WHAT TO WORK ON: Extract from the listing each line in which the word "that" appears.
+--
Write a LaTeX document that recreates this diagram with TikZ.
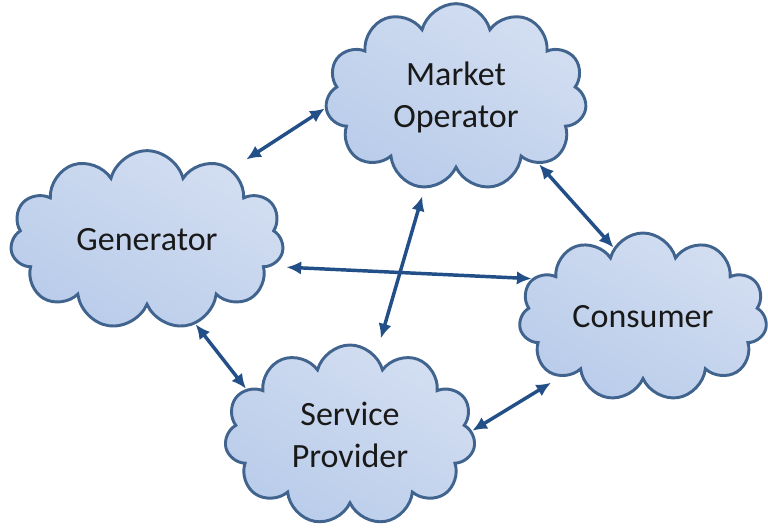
\documentclass[tikz,border=0pt]{standalone}
\usepackage{fontspec}
\setmainfont{Carlito}
\usetikzlibrary{shapes.symbols}
\usetikzlibrary{arrows.meta}

\begin{document}
\begin{tikzpicture}[x=0.75pt, y=-0.75pt,
		party/.style={cloud, cloud puffs=11, cloud ignores aspect, draw=cloudline, line width=2.2pt,
			top color=cloudtop, bottom color=cloudbot, shading angle=-30, align=center, inner sep=0pt,
			text=black!90, font=\fontsize{25.5}{31.5}\selectfont},
		link/.style={{Latex[length=11pt,width=10pt]}-{Latex[length=11pt,width=10pt]}, draw=linkblue, line width=2.6pt}]
		\definecolor{cloudline}{HTML}{41648F}
		\definecolor{cloudtop}{HTML}{D3DEF1}
		\definecolor{cloudbot}{HTML}{B9CCEA}
		\definecolor{linkblue}{HTML}{234F88}
		\useasboundingbox (0,0) rectangle (768,529);
		\node (market) [party, minimum width=196pt, minimum height=140pt] at (456,97) {Market\\Operator};
		\node (generator) [party, minimum width=205pt, minimum height=134pt] at (147,240) {Generator};
		\node (consumer) [party, minimum width=186pt, minimum height=126pt] at (643,317) {Consumer};
		\node (provider) [party, minimum width=188pt, minimum height=135pt] at (350,435) {Service\\Provider};
		
		\draw [link, shorten >=13pt] (market.185) -- (generator.40);
		\draw [link] (market.321) -- (consumer.113);
		\draw [link, shorten <=6pt, shorten >=13pt] (market.251) -- (provider.72);
		\draw [link, shorten <=11pt] (generator.348) -- (consumer.161);
		\draw [link] (generator.300) -- (provider.156);
		\draw [link, shorten <=8pt] (consumer.216) -- (provider.2);
	\end{tikzpicture}
\end{document}
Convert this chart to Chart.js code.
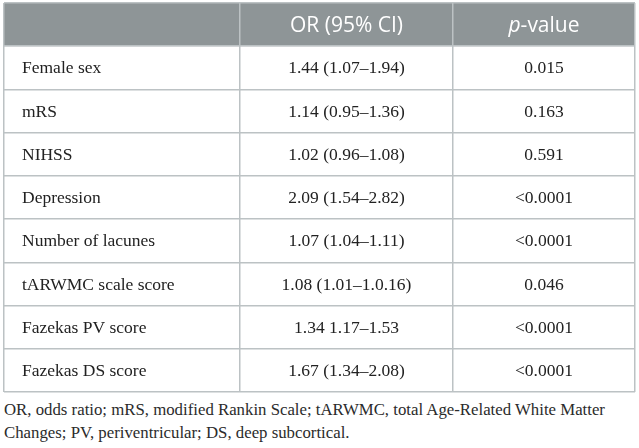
<!DOCTYPE html>
<html>
<head>
<meta charset="utf-8">
<script src="https://cdn.jsdelivr.net/npm/chart.js@4.4.0/dist/chart.umd.min.js"></script>
<style>
  html, body { margin: 0; padding: 0; background: #fff; }
  #wrap { position: relative; width: 639px; height: 396px; }
  #nota {
    position: absolute; left: 4px; top: 398px; width: 634px;
    font-family: "Liberation Serif", serif; font-size: 16.8px; line-height: 23px; color: #2b2b2b;
  }
</style>
</head>
<body>
<div id="wrap"><canvas id="tabela"></canvas></div>
<div id="nota">OR, odds ratio; mRS, modified Rankin Scale; tARWMC, total Age-Related White Matter Changes; PV, periventricular; DS, deep subcortical.</div>
<script>
// Dados da tabela
const cabecalhos = ["", "OR (95% CI)", "p-value"];
const variaveis = ["Female sex", "mRS", "NIHSS", "Depression", "Number of lacunes",
    "tARWMC scale score", "Fazekas PV score", "Fazekas DS score"];
const orIC = ["1.44 (1.07–1.94)", "1.14 (0.95–1.36)", "1.02 (0.96–1.08)", "2.09 (1.54–2.82)",
    "1.07 (1.04–1.11)", "1.08 (1.01–1.0.16)", "1.34 1.17–1.53", "1.67 (1.34–2.08)"];
const valoresP = ["0.015", "0.163", "0.591", "<0.0001", "<0.0001", "0.046", "<0.0001", "<0.0001"];

// Layout (larguras das colunas em px)
const bordasColunas = [0, 236, 449, 631];
const totalLinhas = variaveis.length + 1; // cabeçalho + linhas

const corCabecalho = "#8e9597";
const corGrade = "#bcc2c4";
const fonteCabecalho = "400 21px 'Open Sans', sans-serif";
const fonteCorpo = "17.5px 'Liberation Serif', serif";

const desenhaTabela = {
    id: "desenhaTabela",
    beforeDraw(chart) {
        const { ctx, chartArea, scales: { y } } = chart;
        ctx.save();
        ctx.fillStyle = corCabecalho;
        const topo = y.getPixelForValue(0);
        const base = y.getPixelForValue(1);
        ctx.fillRect(chartArea.left, topo, chartArea.right - chartArea.left, base - topo);
        ctx.restore();
    },
    afterDraw(chart) {
        const { ctx, scales: { x, y } } = chart;
        const centroColuna = i => (x.getPixelForValue(bordasColunas[i]) + x.getPixelForValue(bordasColunas[i + 1])) / 2;
        const centroLinha = r => y.getPixelForValue(r + 0.5);
        ctx.save();
        ctx.textBaseline = "middle";

        // Cabeçalho
        ctx.fillStyle = "#ffffff";
        ctx.font = fonteCabecalho;
        ctx.textAlign = "center";
        ctx.fillText(cabecalhos[1], centroColuna(1), centroLinha(0) + 1);
        // "p" em itálico + "-value"
        const parteItalica = cabecalhos[2].slice(0, 1);
        const resto = cabecalhos[2].slice(1);
        ctx.font = "italic " + fonteCabecalho;
        const larguraP = ctx.measureText(parteItalica).width;
        ctx.font = fonteCabecalho;
        const larguraResto = ctx.measureText(resto).width;
        const inicio = centroColuna(2) - (larguraP + larguraResto) / 2;
        ctx.textAlign = "left";
        ctx.font = "italic " + fonteCabecalho;
        ctx.fillText(parteItalica, inicio, centroLinha(0) + 1);
        ctx.font = fonteCabecalho;
        ctx.fillText(resto, inicio + larguraP, centroLinha(0) + 1);

        // Corpo
        ctx.fillStyle = "#222222";
        ctx.font = fonteCorpo;
        variaveis.forEach((nome, i) => {
            const yc = centroLinha(i + 1) + 1;
            ctx.textAlign = "left";
            ctx.fillText(nome, x.getPixelForValue(bordasColunas[0]) + 18, yc);
            ctx.textAlign = "center";
            ctx.fillText(orIC[i], centroColuna(1), yc);
            ctx.fillText(valoresP[i], centroColuna(2), yc);
        });
        ctx.restore();
    }
};

new Chart(document.getElementById("tabela"), {
    type: "scatter",
    data: { datasets: [{ data: [] }] },
    options: {
        responsive: true,
        maintainAspectRatio: false,
        animation: false,
        events: [],
        layout: { padding: { left: 4, right: 4, top: 3, bottom: 4 } },
        plugins: { legend: { display: false }, tooltip: { enabled: false } },
        scales: {
            x: {
                type: "linear",
                position: "top",
                min: bordasColunas[0],
                max: bordasColunas[bordasColunas.length - 1],
                afterBuildTicks: scale => { scale.ticks = bordasColunas.map(v => ({ value: v })); },
                ticks: { display: false },
                grid: { color: corGrade, lineWidth: 1.5, drawTicks: false },
                border: { display: false }
            },
            y: {
                type: "linear",
                reverse: true,
                min: 0,
                max: totalLinhas,
                afterBuildTicks: scale => {
                    scale.ticks = Array.from({ length: totalLinhas + 1 }, (_, i) => ({ value: i }));
                },
                ticks: { display: false },
                grid: { color: corGrade, lineWidth: 1.5, drawTicks: false },
                border: { display: false }
            }
        }
    },
    plugins: [desenhaTabela]
});
</script>
</body>
</html>
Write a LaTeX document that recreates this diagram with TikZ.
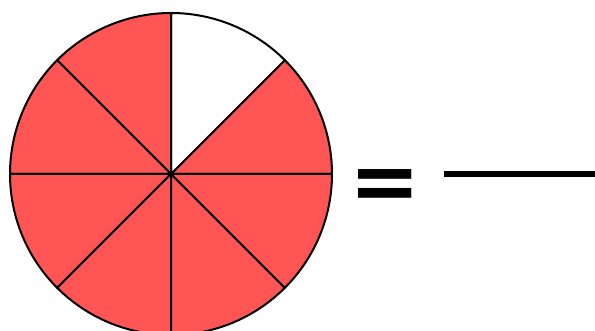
\documentclass[tikz,border=0pt]{standalone}
\usepackage{fontspec}
\setmainfont{DejaVu Sans}
\definecolor{slicered}{HTML}{FF5555}
\begin{document}
\begin{tikzpicture}[x=1pt,y=1pt,
  slice/.style={fill=slicered,draw=black,line width=2pt,line join=round},
  blank/.style={fill=white,draw=black,line width=2pt,line join=round}]
\useasboundingbox (0,0) rectangle (595,331);
\coordinate (c) at (171,157);
\foreach \a in {0,45,...,315}{
  \pgfmathsetmacro{\b}{\a+45}
  \ifnum\a=45
    \draw[blank] (c) -- ++(\a:161) arc[start angle=\a,end angle=\b,radius=161] -- cycle;
  \else
    \draw[slice] (c) -- ++(\a:161) arc[start angle=\a,end angle=\b,radius=161] -- cycle;
  \fi
}
\node[inner sep=0pt,font=\fontsize{85}{85}\selectfont\bfseries] (eq) at (385,141) {=};
\coordinate (l1) at (444,157);
\coordinate (l2) at (595,157);
\draw[line width=6pt] (l1) -- (l2);
\end{tikzpicture}
\end{document}
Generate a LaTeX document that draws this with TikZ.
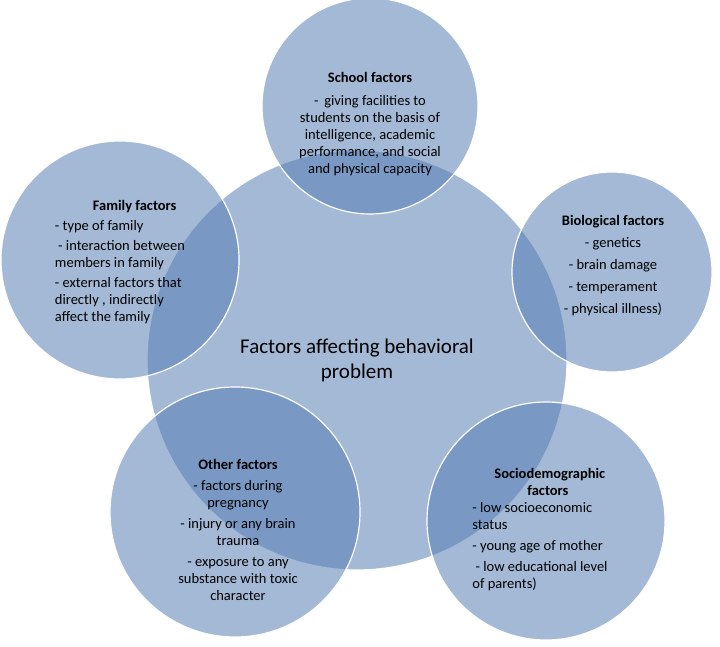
\documentclass[tikz,border=0pt]{standalone}
\usepackage{fontspec}
\setmainfont{Carlito}
\definecolor{circblue}{RGB}{88,128,182}
\tikzset{
  factor/.style={circle,fill=circblue,fill opacity=0.55,draw=white,line width=1.2pt,inner sep=0pt},
  txt/.style={align=center,font=\fontsize{14.5}{17}\selectfont,text=black}
}
\begin{document}
\begin{tikzpicture}[x=1pt,y=-1pt]
  \useasboundingbox (0,0) rectangle (720,647);
  \fill[white] (0,0) rectangle (720,647);
  % circles
  \node[factor,minimum size=420] (core) at (357,360) {};
  \node[factor,minimum size=216] (school) at (370,106) {};
  \node[factor,minimum size=200] (bio) at (612,272) {};
  \node[factor,minimum size=238] (family) at (120,260) {};
  \node[factor,minimum size=250] (other) at (235,512) {};
  \node[factor,minimum size=238] (socio) at (546,521) {};
  % texts
  \node[txt,font=\fontsize{21}{25}\selectfont] (coretext) at (357,360) {Factors affecting behavioral\\problem};
  \node[txt] (schooltext) at (370,124) {{\bfseries School factors}\\[6pt] -\, giving facilities to\\students on the basis of\\intelligence, academic\\performance, and social\\and physical capacity};
  \node[txt] (biotext) at (613,266) {{\bfseries Biological factors}\\[5pt] - genetics\\[5pt] - brain damage\\[5pt] - temperament\\[5pt] - physical illness)};
  \node[txt,align=left] (familytext) at (120,262) {\hspace*{38pt}{\bfseries Family factors}\\[3pt] - type of family\\[3pt] \ - interaction between\\members in family\\[3pt] - external factors that\\directly , indirectly\\affect the family};
  \node[txt] (othertext) at (238,530) {{\bfseries Other factors}\\[4pt] - factors during\\pregnancy\\[4pt] - injury or any brain\\trauma\\[4pt] - exposure to any\\substance with toxic\\character};
  \node[txt,align=left] (sociotext) at (540,530) {\hspace*{22pt}{\bfseries Sociodemographic}\\\hspace*{55pt}{\bfseries factors}\\ - low socioeconomic\\status\\[4pt] - young age of mother\\[4pt] \ - low educational level\\of parents)};
\end{tikzpicture}
\end{document}
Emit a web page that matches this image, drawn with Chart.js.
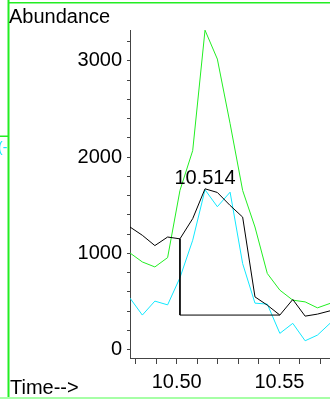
+--
THE RESPONSE:
Write a LaTeX document that recreates this diagram with TikZ.
Write a LaTeX document that recreates this diagram with TikZ.
Generate a LaTeX document that draws this with TikZ.
  \node[txt,align=left] (familytext) at (120,262) {\hspace*{38pt}{\bfseries Family factors}\\[3pt] - type of family\\[3pt] \ - interaction between\\members in family\\[3pt] - external factors that\\directly , indirectly\\affect the family};
Emit a web page that matches this image, drawn with Chart.js.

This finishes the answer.